Legal certainty very important for further investment, ADB says

Urip Hudiono, The Jakarta Post, Jakarta

Indonesia needs to improve legal certainties if it wants to invite more investment and drive upward its modest economic growth, the Asian Development Bank (ADB) said.

In its annual report on the region's economic development, the ADB projected that Indonesia's economy would grow by only 4.5 percent in 2004 and 2005, lagging behind the region's forecast average of 6.8 percent.

Although this estimated gross domestic product (GDP) growth would be better than last year's 4.1 percent, the report said, it would still not be enough to help reduce the country's unemployment rate, which currently stood at some 10 percent of the population.

Moreover, as the ADB also predicted export growth of only 3.5 percent during the next two years, as compared with 7.1 percent in 2003, Indonesia would therefore need to increase foreign direct investment (FDI) to boost its economic growth, besides relying on the current increase in consumption and improving macroeconomic performance.
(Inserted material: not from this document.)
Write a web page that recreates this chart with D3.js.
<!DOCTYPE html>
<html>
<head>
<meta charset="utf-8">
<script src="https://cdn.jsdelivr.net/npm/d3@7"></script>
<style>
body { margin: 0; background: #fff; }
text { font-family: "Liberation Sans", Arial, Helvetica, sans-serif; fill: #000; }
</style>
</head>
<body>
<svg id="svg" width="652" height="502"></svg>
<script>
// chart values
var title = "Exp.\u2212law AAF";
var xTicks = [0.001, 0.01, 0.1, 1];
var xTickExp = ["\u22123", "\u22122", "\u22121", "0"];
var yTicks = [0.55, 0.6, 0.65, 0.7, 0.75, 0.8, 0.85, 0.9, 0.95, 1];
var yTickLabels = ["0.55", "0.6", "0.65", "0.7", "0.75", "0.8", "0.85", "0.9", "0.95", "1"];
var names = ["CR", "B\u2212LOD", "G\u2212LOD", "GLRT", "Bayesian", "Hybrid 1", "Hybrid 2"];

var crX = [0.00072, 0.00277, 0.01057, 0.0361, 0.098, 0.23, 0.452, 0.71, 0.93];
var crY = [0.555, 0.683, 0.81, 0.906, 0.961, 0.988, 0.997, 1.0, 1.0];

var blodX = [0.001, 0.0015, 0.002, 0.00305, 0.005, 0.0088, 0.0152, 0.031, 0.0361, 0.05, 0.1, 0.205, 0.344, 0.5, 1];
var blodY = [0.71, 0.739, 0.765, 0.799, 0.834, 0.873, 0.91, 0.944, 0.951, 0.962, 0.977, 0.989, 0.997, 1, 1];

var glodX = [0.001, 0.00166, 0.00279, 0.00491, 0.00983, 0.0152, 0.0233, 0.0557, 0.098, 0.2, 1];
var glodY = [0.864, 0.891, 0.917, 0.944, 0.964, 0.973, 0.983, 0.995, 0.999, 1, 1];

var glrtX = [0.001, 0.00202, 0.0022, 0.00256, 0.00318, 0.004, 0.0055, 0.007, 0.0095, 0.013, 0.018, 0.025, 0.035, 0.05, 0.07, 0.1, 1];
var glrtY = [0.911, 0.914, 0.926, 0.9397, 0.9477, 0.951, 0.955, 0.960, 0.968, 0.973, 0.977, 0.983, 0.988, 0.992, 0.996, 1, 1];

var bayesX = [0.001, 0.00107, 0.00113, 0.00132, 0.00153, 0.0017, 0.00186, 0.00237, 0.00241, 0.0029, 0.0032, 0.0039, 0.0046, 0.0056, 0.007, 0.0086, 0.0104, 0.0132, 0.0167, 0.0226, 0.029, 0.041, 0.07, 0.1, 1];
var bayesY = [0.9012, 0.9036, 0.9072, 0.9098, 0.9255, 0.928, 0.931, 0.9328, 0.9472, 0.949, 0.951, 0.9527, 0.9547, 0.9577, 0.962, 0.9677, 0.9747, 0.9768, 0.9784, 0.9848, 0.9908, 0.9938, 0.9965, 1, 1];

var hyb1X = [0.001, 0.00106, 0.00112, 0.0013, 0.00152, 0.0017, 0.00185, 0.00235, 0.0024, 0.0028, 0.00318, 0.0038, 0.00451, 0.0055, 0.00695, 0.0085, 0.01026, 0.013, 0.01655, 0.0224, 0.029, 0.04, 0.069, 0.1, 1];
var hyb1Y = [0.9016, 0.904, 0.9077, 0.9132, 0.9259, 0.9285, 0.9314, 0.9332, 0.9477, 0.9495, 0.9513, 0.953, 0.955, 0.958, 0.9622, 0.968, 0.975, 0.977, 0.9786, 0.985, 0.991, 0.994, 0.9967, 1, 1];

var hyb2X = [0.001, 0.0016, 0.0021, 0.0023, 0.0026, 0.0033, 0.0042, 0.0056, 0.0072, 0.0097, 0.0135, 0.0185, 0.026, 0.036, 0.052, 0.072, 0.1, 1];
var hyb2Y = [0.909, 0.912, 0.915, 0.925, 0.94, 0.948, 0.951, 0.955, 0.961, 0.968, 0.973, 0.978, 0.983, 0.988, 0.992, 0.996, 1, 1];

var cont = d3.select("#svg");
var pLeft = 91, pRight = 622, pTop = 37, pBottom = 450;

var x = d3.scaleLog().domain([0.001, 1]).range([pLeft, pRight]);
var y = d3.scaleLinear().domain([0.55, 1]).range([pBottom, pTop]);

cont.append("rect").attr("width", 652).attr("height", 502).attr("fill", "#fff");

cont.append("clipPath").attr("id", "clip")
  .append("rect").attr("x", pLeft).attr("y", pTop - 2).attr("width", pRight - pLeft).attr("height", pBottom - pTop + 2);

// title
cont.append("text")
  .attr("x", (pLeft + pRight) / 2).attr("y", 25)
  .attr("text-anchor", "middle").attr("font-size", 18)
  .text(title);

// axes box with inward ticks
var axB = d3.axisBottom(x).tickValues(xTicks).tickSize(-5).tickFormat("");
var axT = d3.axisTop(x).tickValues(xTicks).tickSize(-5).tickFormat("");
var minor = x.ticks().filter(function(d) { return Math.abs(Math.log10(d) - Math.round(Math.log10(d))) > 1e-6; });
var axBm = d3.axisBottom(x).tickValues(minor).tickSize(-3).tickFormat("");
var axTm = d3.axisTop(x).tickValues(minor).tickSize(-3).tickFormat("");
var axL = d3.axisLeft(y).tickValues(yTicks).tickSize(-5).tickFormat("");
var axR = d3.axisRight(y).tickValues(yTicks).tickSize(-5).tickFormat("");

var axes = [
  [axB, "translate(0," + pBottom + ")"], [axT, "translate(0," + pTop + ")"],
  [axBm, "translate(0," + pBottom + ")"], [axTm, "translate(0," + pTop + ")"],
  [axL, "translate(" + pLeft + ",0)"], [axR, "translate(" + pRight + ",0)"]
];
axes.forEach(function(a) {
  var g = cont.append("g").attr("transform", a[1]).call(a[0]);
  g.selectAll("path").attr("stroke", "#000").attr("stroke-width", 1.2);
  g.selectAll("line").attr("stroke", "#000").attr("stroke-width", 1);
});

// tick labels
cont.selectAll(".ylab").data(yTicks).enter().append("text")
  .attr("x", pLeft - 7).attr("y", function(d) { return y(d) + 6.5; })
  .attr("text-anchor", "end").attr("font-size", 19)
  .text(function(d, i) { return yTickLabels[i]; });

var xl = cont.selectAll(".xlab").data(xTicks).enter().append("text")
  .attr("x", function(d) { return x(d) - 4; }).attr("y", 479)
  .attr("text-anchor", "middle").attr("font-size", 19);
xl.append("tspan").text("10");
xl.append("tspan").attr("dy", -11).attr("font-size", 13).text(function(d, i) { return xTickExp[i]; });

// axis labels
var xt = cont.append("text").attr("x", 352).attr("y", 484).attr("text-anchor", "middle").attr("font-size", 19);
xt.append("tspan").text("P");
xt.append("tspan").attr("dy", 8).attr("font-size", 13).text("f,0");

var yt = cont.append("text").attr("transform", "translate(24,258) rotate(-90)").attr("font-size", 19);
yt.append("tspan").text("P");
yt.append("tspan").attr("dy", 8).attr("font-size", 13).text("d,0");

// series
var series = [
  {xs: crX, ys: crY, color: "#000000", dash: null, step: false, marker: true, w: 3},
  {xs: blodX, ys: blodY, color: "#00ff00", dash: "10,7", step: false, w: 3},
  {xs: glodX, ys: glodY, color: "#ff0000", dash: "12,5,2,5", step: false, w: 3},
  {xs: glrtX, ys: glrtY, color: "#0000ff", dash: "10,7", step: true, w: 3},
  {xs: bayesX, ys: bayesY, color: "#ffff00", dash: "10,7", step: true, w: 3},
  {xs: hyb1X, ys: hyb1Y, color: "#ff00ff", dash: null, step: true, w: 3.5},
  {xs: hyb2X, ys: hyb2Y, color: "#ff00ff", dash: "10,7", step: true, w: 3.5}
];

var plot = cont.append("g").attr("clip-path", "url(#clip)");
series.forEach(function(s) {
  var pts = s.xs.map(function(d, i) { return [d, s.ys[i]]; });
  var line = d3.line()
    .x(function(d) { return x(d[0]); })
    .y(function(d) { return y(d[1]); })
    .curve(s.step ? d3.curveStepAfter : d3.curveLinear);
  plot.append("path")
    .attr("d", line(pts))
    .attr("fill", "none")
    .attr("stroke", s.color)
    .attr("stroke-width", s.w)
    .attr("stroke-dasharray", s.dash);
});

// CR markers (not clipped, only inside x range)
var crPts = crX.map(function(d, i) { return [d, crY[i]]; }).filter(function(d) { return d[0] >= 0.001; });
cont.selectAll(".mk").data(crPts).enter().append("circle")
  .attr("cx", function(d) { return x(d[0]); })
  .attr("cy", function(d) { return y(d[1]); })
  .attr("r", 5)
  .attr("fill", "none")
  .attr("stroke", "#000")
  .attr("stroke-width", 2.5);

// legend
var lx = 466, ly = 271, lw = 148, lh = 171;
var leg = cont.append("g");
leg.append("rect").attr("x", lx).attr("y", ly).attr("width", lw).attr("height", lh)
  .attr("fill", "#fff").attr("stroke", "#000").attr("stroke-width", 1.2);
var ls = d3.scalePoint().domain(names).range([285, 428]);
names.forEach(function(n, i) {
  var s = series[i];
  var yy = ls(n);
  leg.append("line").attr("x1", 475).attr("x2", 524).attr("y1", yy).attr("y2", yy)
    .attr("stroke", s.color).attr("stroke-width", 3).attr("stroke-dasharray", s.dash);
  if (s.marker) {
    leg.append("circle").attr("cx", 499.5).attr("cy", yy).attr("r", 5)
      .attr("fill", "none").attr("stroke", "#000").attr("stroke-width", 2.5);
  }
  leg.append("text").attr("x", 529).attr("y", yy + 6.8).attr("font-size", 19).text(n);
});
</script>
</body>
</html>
"There has, however, been no actual increase in FDI due to poor governance in ensuring legal certainty in the country," ADB senior economist Ramesh Subramaniam said on Wednesday, during a media briefing on the report.

Citing data from the Investment Coordinating Board (BKPM), the report noted that only 38 percent of the US$13.2 billion of FDI approved in 2003 was realized. In the first two months of 2004, FDI approvals fell by 66 percent to $805.4 million, from $2.4 billion in the corresponding period last year.

The report explained that the lack of legal certainty arose from the current tendency of the government to propose simple legislation in order to expedite its approval, leaving critical issues to be addressed by subordinate regulations. These regulations, however, mostly lacked clarity and predictability in their implementation.

Apart from a lack of clarity in its law and regulations, the ADB said that Indonesia also lacked adequate law enforcement, including that for investment project contracts, which further worsened the country's investment climate.

"The government should ensure that the contracts are respected and enforced," Ramesh suggested. "It should also prepare a clear arbitration scheme should any disputes arise concerning the contracts."

The report further explained that Indonesia was in much need of FDI to improve its infrastructure, particularly in the transportation, energy and telecommunications sectors.

According to data from the National Development Planning Board (Bappenas) quoted by the report, Indonesia needs some $72 billion for the next five years to improve its infrastructure and achieve an average annual economic growth of 6 percent.

While the government is estimated to be able to generate some $40 billion of the needed funds, there would still be an urgent need to attract investment for the remaining $30 billion or more.

"An improvement in infrastructure would invite more investment," Ramesh said. "Infrastructure projects would also create many jobs and contribute to economic growth."